→ STATED PROBLEM
Write out the entire listing below exactly, with the pictures left out.

--- Start ---

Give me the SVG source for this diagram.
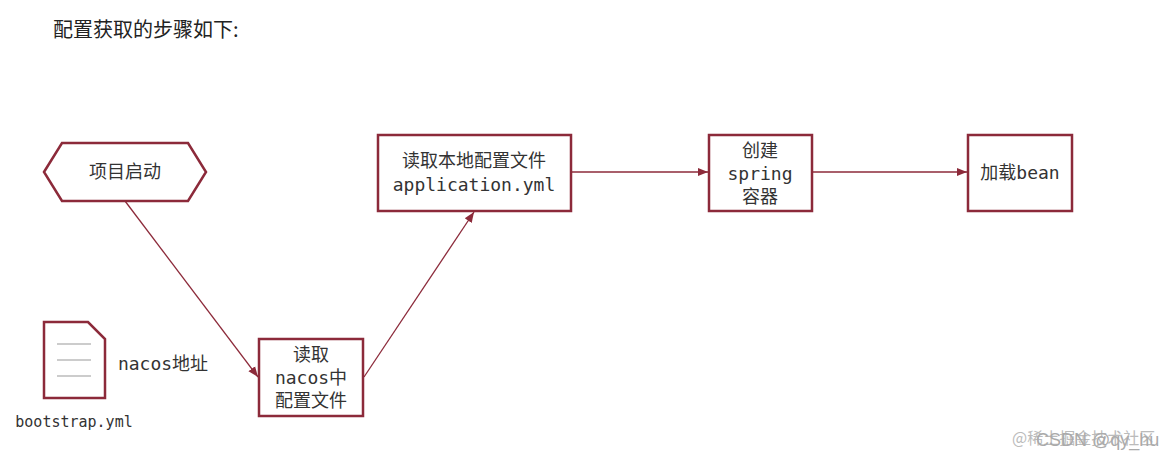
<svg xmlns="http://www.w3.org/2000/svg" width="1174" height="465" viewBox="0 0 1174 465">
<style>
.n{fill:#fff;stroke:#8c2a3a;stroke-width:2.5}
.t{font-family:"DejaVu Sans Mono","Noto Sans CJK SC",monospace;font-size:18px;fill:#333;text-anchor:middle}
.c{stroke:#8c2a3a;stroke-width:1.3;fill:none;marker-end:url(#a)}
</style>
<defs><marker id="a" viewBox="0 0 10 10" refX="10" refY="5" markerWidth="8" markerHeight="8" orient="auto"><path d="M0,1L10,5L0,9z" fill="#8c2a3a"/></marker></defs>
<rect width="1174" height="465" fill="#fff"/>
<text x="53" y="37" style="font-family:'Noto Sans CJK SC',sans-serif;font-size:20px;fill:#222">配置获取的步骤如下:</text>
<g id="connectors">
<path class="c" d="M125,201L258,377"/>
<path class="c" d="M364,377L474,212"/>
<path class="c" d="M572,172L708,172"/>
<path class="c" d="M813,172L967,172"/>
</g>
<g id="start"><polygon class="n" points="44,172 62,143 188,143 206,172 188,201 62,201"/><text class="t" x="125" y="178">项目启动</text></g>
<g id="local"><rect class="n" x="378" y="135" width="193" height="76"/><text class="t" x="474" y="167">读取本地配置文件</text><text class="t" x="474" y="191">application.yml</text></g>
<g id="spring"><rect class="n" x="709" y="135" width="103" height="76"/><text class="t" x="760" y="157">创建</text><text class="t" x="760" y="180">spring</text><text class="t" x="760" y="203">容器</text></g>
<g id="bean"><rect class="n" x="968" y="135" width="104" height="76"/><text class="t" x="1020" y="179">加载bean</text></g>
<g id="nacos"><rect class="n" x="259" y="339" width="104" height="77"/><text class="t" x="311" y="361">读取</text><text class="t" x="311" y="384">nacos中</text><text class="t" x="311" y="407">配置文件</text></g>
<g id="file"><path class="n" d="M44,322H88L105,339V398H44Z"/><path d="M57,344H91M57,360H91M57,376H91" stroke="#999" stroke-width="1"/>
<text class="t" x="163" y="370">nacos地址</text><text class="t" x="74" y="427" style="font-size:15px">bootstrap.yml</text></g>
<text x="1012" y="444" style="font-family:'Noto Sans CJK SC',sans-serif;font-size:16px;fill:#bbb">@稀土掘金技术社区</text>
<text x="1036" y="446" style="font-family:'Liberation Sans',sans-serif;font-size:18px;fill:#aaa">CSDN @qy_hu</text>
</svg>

--- End ---

→ EXERCISE RESULT
Give me the SVG source for this diagram.
<svg xmlns="http://www.w3.org/2000/svg" width="1174" height="465" viewBox="0 0 1174 465">
<style>
.n{fill:#fff;stroke:#8c2a3a;stroke-width:2.5}
.t{font-family:"DejaVu Sans Mono","Noto Sans CJK SC",monospace;font-size:18px;fill:#333;text-anchor:middle}
.c{stroke:#8c2a3a;stroke-width:1.3;fill:none;marker-end:url(#a)}
</style>
<defs><marker id="a" viewBox="0 0 10 10" refX="10" refY="5" markerWidth="8" markerHeight="8" orient="auto"><path d="M0,1L10,5L0,9z" fill="#8c2a3a"/></marker></defs>
<rect width="1174" height="465" fill="#fff"/>
<text x="53" y="37" style="font-family:'Noto Sans CJK SC',sans-serif;font-size:20px;fill:#222">配置获取的步骤如下:</text>
<g id="connectors">
<path class="c" d="M125,201L258,377"/>
<path class="c" d="M364,377L474,212"/>
<path class="c" d="M572,172L708,172"/>
<path class="c" d="M813,172L967,172"/>
</g>
<g id="start"><polygon class="n" points="44,172 62,143 188,143 206,172 188,201 62,201"/><text class="t" x="125" y="178">项目启动</text></g>
<g id="local"><rect class="n" x="378" y="135" width="193" height="76"/><text class="t" x="474" y="167">读取本地配置文件</text><text class="t" x="474" y="191">application.yml</text></g>
<g id="spring"><rect class="n" x="709" y="135" width="103" height="76"/><text class="t" x="760" y="157">创建</text><text class="t" x="760" y="180">spring</text><text class="t" x="760" y="203">容器</text></g>
<g id="bean"><rect class="n" x="968" y="135" width="104" height="76"/><text class="t" x="1020" y="179">加载bean</text></g>
<g id="nacos"><rect class="n" x="259" y="339" width="104" height="77"/><text class="t" x="311" y="361">读取</text><text class="t" x="311" y="384">nacos中</text><text class="t" x="311" y="407">配置文件</text></g>
<g id="file"><path class="n" d="M44,322H88L105,339V398H44Z"/><path d="M57,344H91M57,360H91M57,376H91" stroke="#999" stroke-width="1"/>
<text class="t" x="163" y="370">nacos地址</text><text class="t" x="74" y="427" style="font-size:15px">bootstrap.yml</text></g>
<text x="1012" y="444" style="font-family:'Noto Sans CJK SC',sans-serif;font-size:16px;fill:#bbb">@稀土掘金技术社区</text>
<text x="1036" y="446" style="font-family:'Liberation Sans',sans-serif;font-size:18px;fill:#aaa">CSDN @qy_hu</text>
</svg>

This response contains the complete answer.